DATASET CONTENT:
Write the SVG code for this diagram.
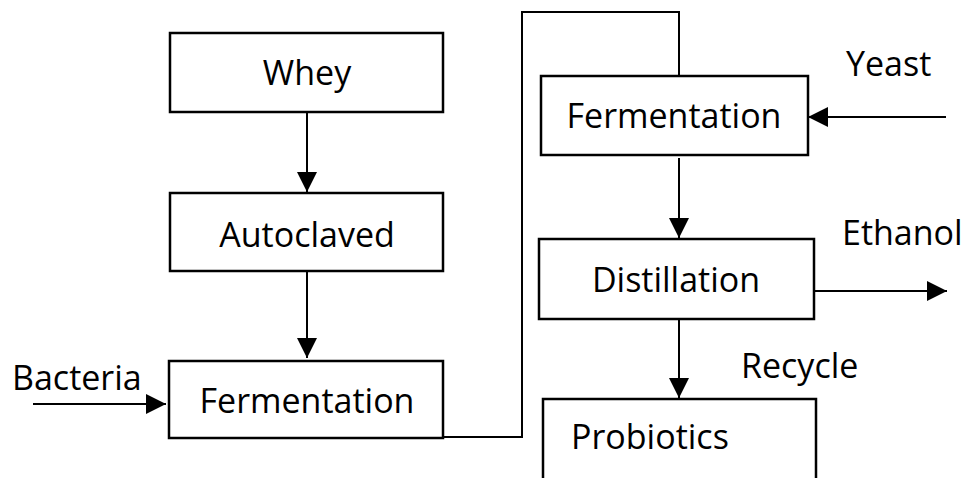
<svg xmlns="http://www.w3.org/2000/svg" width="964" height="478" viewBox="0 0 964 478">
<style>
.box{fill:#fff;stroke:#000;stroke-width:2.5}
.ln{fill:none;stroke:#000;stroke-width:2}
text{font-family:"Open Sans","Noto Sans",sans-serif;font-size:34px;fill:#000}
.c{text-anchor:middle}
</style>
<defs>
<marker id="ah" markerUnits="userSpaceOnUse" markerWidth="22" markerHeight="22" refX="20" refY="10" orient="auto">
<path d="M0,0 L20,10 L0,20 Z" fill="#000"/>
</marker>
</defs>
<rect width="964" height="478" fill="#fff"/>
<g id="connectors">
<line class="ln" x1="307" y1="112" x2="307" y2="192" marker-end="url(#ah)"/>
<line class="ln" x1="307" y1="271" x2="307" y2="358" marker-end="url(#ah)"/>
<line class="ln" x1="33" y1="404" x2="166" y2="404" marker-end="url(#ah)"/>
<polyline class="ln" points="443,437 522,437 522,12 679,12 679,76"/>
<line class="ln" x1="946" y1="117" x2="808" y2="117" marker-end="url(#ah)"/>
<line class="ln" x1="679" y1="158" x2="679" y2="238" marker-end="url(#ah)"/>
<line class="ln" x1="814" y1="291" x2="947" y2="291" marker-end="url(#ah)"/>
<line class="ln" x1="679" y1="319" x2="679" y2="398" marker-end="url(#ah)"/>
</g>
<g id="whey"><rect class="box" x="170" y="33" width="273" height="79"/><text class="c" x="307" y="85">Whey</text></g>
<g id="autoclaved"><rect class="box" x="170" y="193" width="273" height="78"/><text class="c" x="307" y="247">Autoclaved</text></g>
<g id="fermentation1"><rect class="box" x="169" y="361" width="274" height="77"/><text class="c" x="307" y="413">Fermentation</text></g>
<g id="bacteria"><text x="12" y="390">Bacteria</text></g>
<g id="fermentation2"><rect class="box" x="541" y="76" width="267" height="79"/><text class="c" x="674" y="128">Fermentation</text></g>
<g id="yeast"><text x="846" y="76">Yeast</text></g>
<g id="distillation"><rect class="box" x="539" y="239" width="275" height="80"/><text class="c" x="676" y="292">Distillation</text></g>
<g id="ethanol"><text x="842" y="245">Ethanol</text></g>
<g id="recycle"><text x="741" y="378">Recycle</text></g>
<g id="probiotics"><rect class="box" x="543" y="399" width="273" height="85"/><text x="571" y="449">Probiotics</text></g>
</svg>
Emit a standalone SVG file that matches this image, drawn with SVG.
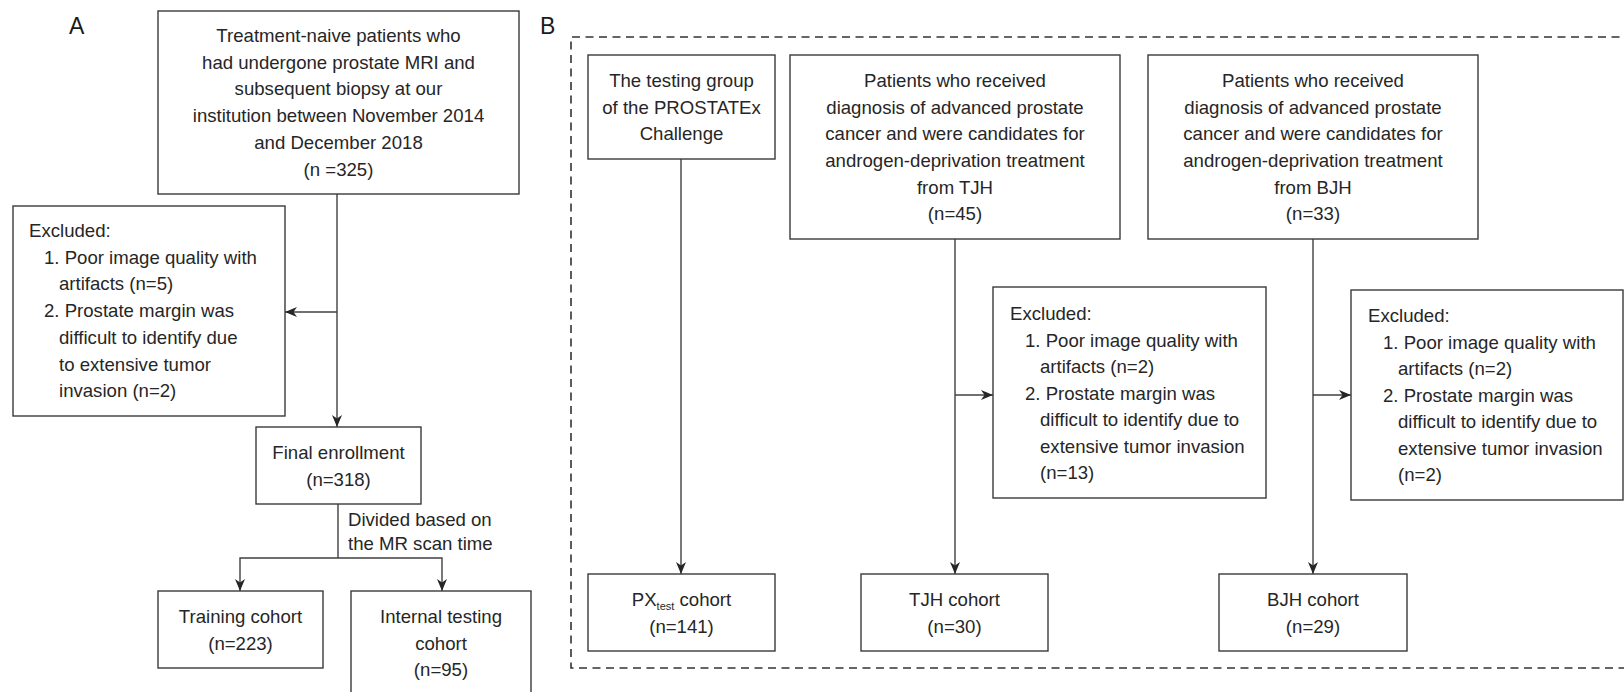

AIM:
Output the records above exactly; leave out the pictures.

THE COMPLETED TASK:
Write the SVG code for this diagram.
<svg xmlns="http://www.w3.org/2000/svg" width="964" height="478" viewBox="0 0 964 478">
<style>
.box{fill:#fff;stroke:#000;stroke-width:2.5}
.ln{fill:none;stroke:#000;stroke-width:2}
text{font-family:"Open Sans","Noto Sans",sans-serif;font-size:34px;fill:#000}
.c{text-anchor:middle}
</style>
<defs>
<marker id="ah" markerUnits="userSpaceOnUse" markerWidth="22" markerHeight="22" refX="20" refY="10" orient="auto">
<path d="M0,0 L20,10 L0,20 Z" fill="#000"/>
</marker>
</defs>
<rect width="964" height="478" fill="#fff"/>
<g id="connectors">
<line class="ln" x1="307" y1="112" x2="307" y2="192" marker-end="url(#ah)"/>
<line class="ln" x1="307" y1="271" x2="307" y2="358" marker-end="url(#ah)"/>
<line class="ln" x1="33" y1="404" x2="166" y2="404" marker-end="url(#ah)"/>
<polyline class="ln" points="443,437 522,437 522,12 679,12 679,76"/>
<line class="ln" x1="946" y1="117" x2="808" y2="117" marker-end="url(#ah)"/>
<line class="ln" x1="679" y1="158" x2="679" y2="238" marker-end="url(#ah)"/>
<line class="ln" x1="814" y1="291" x2="947" y2="291" marker-end="url(#ah)"/>
<line class="ln" x1="679" y1="319" x2="679" y2="398" marker-end="url(#ah)"/>
</g>
<g id="whey"><rect class="box" x="170" y="33" width="273" height="79"/><text class="c" x="307" y="85">Whey</text></g>
<g id="autoclaved"><rect class="box" x="170" y="193" width="273" height="78"/><text class="c" x="307" y="247">Autoclaved</text></g>
<g id="fermentation1"><rect class="box" x="169" y="361" width="274" height="77"/><text class="c" x="307" y="413">Fermentation</text></g>
<g id="bacteria"><text x="12" y="390">Bacteria</text></g>
<g id="fermentation2"><rect class="box" x="541" y="76" width="267" height="79"/><text class="c" x="674" y="128">Fermentation</text></g>
<g id="yeast"><text x="846" y="76">Yeast</text></g>
<g id="distillation"><rect class="box" x="539" y="239" width="275" height="80"/><text class="c" x="676" y="292">Distillation</text></g>
<g id="ethanol"><text x="842" y="245">Ethanol</text></g>
<g id="recycle"><text x="741" y="378">Recycle</text></g>
<g id="probiotics"><rect class="box" x="543" y="399" width="273" height="85"/><text x="571" y="449">Probiotics</text></g>
</svg>
Emit a standalone SVG file that matches this image, drawn with SVG.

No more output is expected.